Might want to make up one section and see how it goes...the angle iron would be the least expensive way to fly. 
What do your wall frames look like? 
JR
JR Lynch , Charlotte, NC
87 MC9, 6V92TA DDEC, HT748R ATEC

"Every government interference in the economy consists of giving an unearned benefit, extorted by force, to some men at the expense of others."

Ayn Rand

JohnEd

The frame running down the center of the coach is mild steele, right?  That should weld OK.  But, isn't the attachment point on the outside made of SS?  Shouldn't that be riveted?  I also think there should be a min wall thickness for that square tubing.

John
"An uneducated vote is a treasonous act more damaging than any treachery of the battlefield.
The price of apathy towards public affairs is to be ruled by evil men." Plato
"We can easily forgive a child who is afraid of the dark; the real tragedy of life is when men are afraid of the light."
—Pla

ake1994

Jr is right. Those hat sections are available from MCI and IBP. When I did my roof raise I had three sections of this same hat channel in the side wall, near the floor, on the passenger side that was completely rusted away. I bought the hat channel from IBP (best price), cut it to length and welded it in. There were several places where the carbon steel is welded to the stainless steel. That requires special weld wire and gas to do the weld. Was like new when completed.

It was interesting because all of the structural steel in the walls on the driver side of my 87 Ex NJT MC9 was in perfect condition, like new. The passenger side required a lot of rust repair. I figured the windows must have leaked on that side only?
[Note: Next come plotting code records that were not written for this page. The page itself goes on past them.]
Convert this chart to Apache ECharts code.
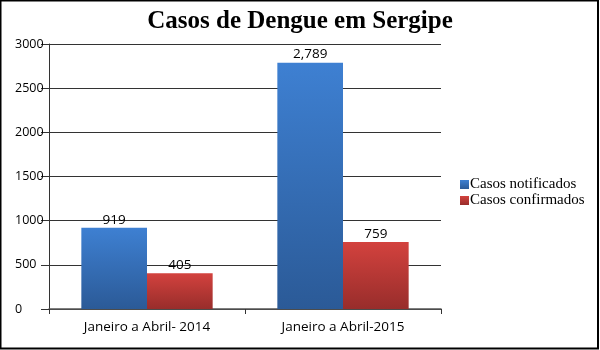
<!DOCTYPE html>
<html><head><meta charset="utf-8">
<script src="https://cdn.jsdelivr.net/npm/echarts@6/dist/echarts.min.js"></script>
<style>html,body{margin:0;padding:0;background:#fff}#c{width:600px;height:350px}</style>
</head><body><div id="c"></div>
<script>
const categories = ['Janeiro a Abril- 2014', 'Janeiro a Abril-2015'];
const seriesNames = ['Casos notificados', 'Casos confirmados'];
const notificados = [919, 2789];
const confirmados = [405, 759];
const yTicks = [0, 500, 1000, 1500, 2000, 2500, 3000];

const chart = echarts.init(document.getElementById('c'), null, {renderer: 'canvas'});
const grad = (a, b) => new echarts.graphic.LinearGradient(0, 0, 0, 1, [{offset: 0, color: a}, {offset: 1, color: b}]);
const lbl = {
  show: true, position: 'top', distance: 1, color: '#000',
  fontFamily: 'Open Sans', fontSize: 13.5,
  formatter: p => p.value.toLocaleString('en-US')
};
chart.setOption({
  animation: false,
  title: {
    text: 'Casos de Dengue em Sergipe', left: 'center', top: 4,
    textStyle: {fontFamily: 'Liberation Serif', fontWeight: 'bold', fontSize: 25, color: '#000'}
  },
  legend: {
    orient: 'vertical', left: 455, top: 172, itemWidth: 9, itemHeight: 9, itemGap: 1,
    icon: 'rect',
    textStyle: {fontFamily: 'Liberation Serif', fontSize: 15, color: '#000', padding: [0, 0, 0, -4]},
    data: seriesNames
  },
  grid: {left: 49, right: 159, top: 44, bottom: 41},
  xAxis: {
    type: 'category', data: categories,
    axisLine: {lineStyle: {color: '#555', width: 1.5}},
    axisTick: {show: true, length: 5, lineStyle: {color: '#333'}},
    axisLabel: {fontFamily: 'Open Sans', fontSize: 13.5, color: '#000', margin: 11}
  },
  yAxis: {
    type: 'value', min: yTicks[0], max: yTicks[yTicks.length - 1], interval: 500,
    axisLine: {show: true, lineStyle: {color: '#333'}},
    axisTick: {show: true, inside: false, length: 8, lineStyle: {color: '#333'}},
    axisLabel: {fontFamily: 'Open Sans', fontSize: 12.5, color: '#000', margin: 34, align: 'left',
      formatter: v => String(v)},
    splitLine: {lineStyle: {color: '#333', width: 1}}
  },
  series: [
    {name: seriesNames[0], type: 'bar', data: notificados, barGap: '0%', barCategoryGap: '33%',
     itemStyle: {color: grad('#3e80d2', '#2b5a97')}, label: lbl},
    {name: seriesNames[1], type: 'bar', data: confirmados,
     itemStyle: {color: grad('#d3423e', '#982d2b')}, label: lbl}
  ],
  graphic: [{
    type: 'rect', z: 100, silent: true,
    shape: {x: 0.5, y: 0.5, width: 597.5, height: 348},
    style: {fill: 'none', stroke: '#000', lineWidth: 2}
  }]
});
</script></body></html>
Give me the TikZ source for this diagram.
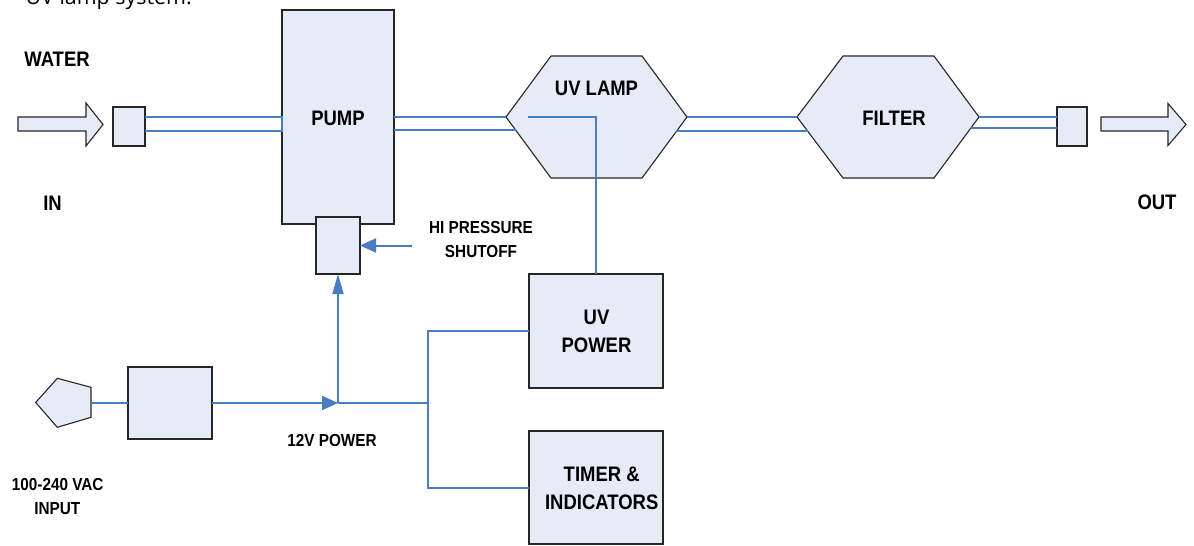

I would cut those out and replace with the same hat channel.

Breck


pete81eaglefanasty

 Boy all this talk about MCI rusting away, I thought only EAGLES had rust. Well maybe MCI don' rust after all. they just ROT AWAY.

              Pete & Jean
                FANTASY
WHAT EVER YOU DO, OR TO WHO YOU DO IT TOO, DO IT WITH A SMILE, IT MAKES IT LEGAL THAT WAY.

Dallas

Hat Section Steel is available from Trailmobile and Lufkin Trailer too.
FWIW

Dallas

kyle4501

Breck is right, easiest fix is to use the same hat profile. If you have access to a sheet metal fab shop, cut out a rusted section & take it to them & have the profile copied in the length you need.

Go to a GOOD welding supply store & tell them what you're welding & they can tell you what you need.
(Usually 309 filler rod is used to weld carbon steel to 304 stainless.)
Life is all about finding people who are your kind of crazy

Get your facts first, then you can distort them as you please (Mark Twain)

Education costs money.  But then so does ignorance. (Sir Claus Moser)

gumpy

If I recall correctly, those pieces are tapered (i.e. they are thinner at the outer end than at the rail end). I think if I were replacing them, I'd probably cut a rectangular piece of 1/4" flat steel about 3 inches across, and weld across the gap. Then I'd cut some triangular pieces and gusset it to the inner rail on either side of the rectangular piece.

Or, maybe easier would be to take some 3" channel iron and taper the sides and weld that in there.

craig
Craig Shepard
Located in Minnesquito

http://bus.gumpydog.com - "Some Assembly Required"

Charles in SC

Another way to do this would be to weld a piece of angle iron on the outside bottom angle of the hat section in what is known as a sister beam when repairing floor joists and such in a house. It is not real hard to weld ss to carbon steel. I guess it depends on how original you want it and how much effort you are willing to put forth.
S8M 5303 built in 1969, converted in 2000

NJT5047

Be careful when adding anything to the outside edge that increases the overall height of the hat section (or replacement thereof).  The lateral beams have to be kept flat relative to the upper surface of the longitudinal main frame sections.  However that's achieved. 
Also might want to have a look at the sides of the bus and verify that it's still straight.  May have a need to "align" the sides as you weld the new steel in place.   Either push it out with a port-o-power, or weld on some attachments and pull it in as you go. 
Are there larger cross beams at some point?  Maybe interspersed with the hat sections? 
JR 

JR Lynch , Charlotte, NC
87 MC9, 6V92TA DDEC, HT748R ATEC

"Every government interference in the economy consists of giving an unearned benefit, extorted by force, to some men at the expense of others."

Ayn Rand

Green-Hornet

That hat channel stock looks a lot like the posts that are holding the stop sign at the end of my street.  ;D
take a look around in yer hood. If it is close ask the road depatment for some for a patch. Or a hacksaw late at night.......

NJT5047

Quote from: Green-Hornet on November 09, 2007, 03:24:45 PM
That hat channel stock looks a lot like the posts that are holding the stop sign at the end of my street.  ;D
take a look around in yer hood. If it is close ask the road depatment for some for a patch. Or a hacksaw late at night.......

It does at that!   Also looks like stamped steel electric fence posts....got any farms nearby?  ::)
JR

JR Lynch , Charlotte, NC
87 MC9, 6V92TA DDEC, HT748R ATEC

"Every government interference in the economy consists of giving an unearned benefit, extorted by force, to some men at the expense of others."